Drew and I both enjoy eating many species of fish, but we’ve never been fish hogs. My father taught me that and I’ve also taught my sons the importance of selective harvest. Therefore, we only keep a few very large porgies. Large ones are easier to fillet and we end up with a substantial piece to cook. Most of all, we are lovers of fast action and will usually remain in a spot with lots of fish, even if the size is somewhat smaller than we believe we might catch elsewhere in the bay.
The Mixed Bag
We also enjoy a mixed bag. Although we catch a variety of species on the drift, we have noticed that we catch a greater variety when we find a good spot, anchor, and chum. I’ve fished with many different types of anglers over the years and noted they own differing philosophies and technique preferences. That is, some enjoy catching a mixed bag, while others are uniquely dedicated to one target species at a time. One fellow I used to fish with only wanted to catch flounder in the spring and fluke in the summer. Another guy would routinely whiz past surface feeding stripers and blues because his focus was fluke and only fluke. Of course, we also know anglers who, regardless of season and circumstances, will only chase striped bass.
I suppose my appreciation of a mixed bag relates back to my youth in Peconic Bay when, as mentioned above, we almost always caught a mixed bag. Imagine catching numbers of five or six different species in one tide, and I’m not talking about tiny fish? If you’ve never caught a 4-pound kingfish as I have, you have no idea how strong they are. Remember, they are a member of the drum family along with weakfish, black drum, and red drum and then maybe you can use your imagination and appreciate how hard they fight. I doubt we’ll ever see kingfish that big again in our waters, but I have the memories.
There are many reasons why I love catching a mixed bag that goes beyond the fond memories of my youth, because I appreciate the qualities of each species I catch. For one thing, they look different with varying shapes, colors, and markings, and I enjoy the beauty of each pattern. Appearance isn’t the only thing, because they also have differing attitudes and behaviors. These qualities affect the bite and the fight. I try to figure out what I have on the line before it gets to the surface. Sometimes, I know immediately by the bite, and sometimes by the way the fish fights once it’s hooked.

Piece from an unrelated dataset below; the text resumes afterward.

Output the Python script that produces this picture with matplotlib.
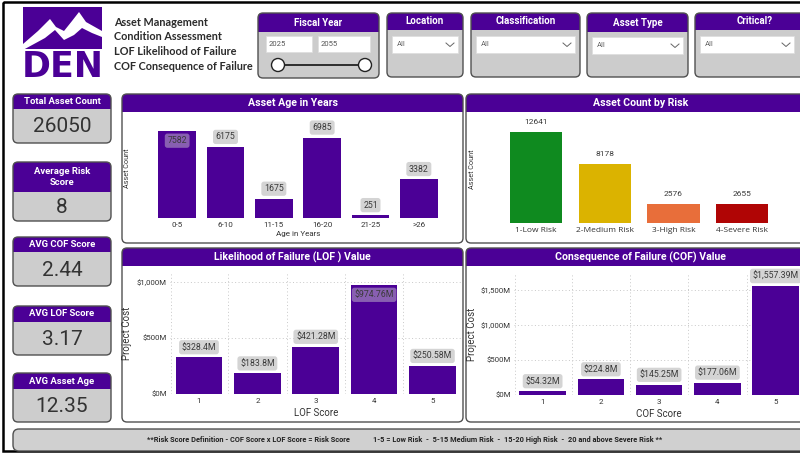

I cringe when someone asks me if I’ve “had any luck?” My reaction is a result of learning that if an angler relies solely on luck, they won’t catch much most of the time. Consistent success develops over time as we learn how to use information. The data log consists of a mix of skill and experience including being at the right place at the right time, understanding the effects of weather and tide, developing an intimate knowledge of local waters, and getting the most out of their gear. That leaves inclination. I think inclination is a combination of experience and skill so that a good fisherman comes to trust their instincts and therefore have the confidence to go here or there, use this technique or that, or leave a withering bite in hopes of a better one elsewhere.
“And the sea grants each man new hope, while sleep brings dreams of home.” As a fisherman I often think of this quote from Christopher Columbus because each trip begins with new hope and expectations, but it’s in reveries where I find a connection to the core of my love for fishing and the people I’ve fished with.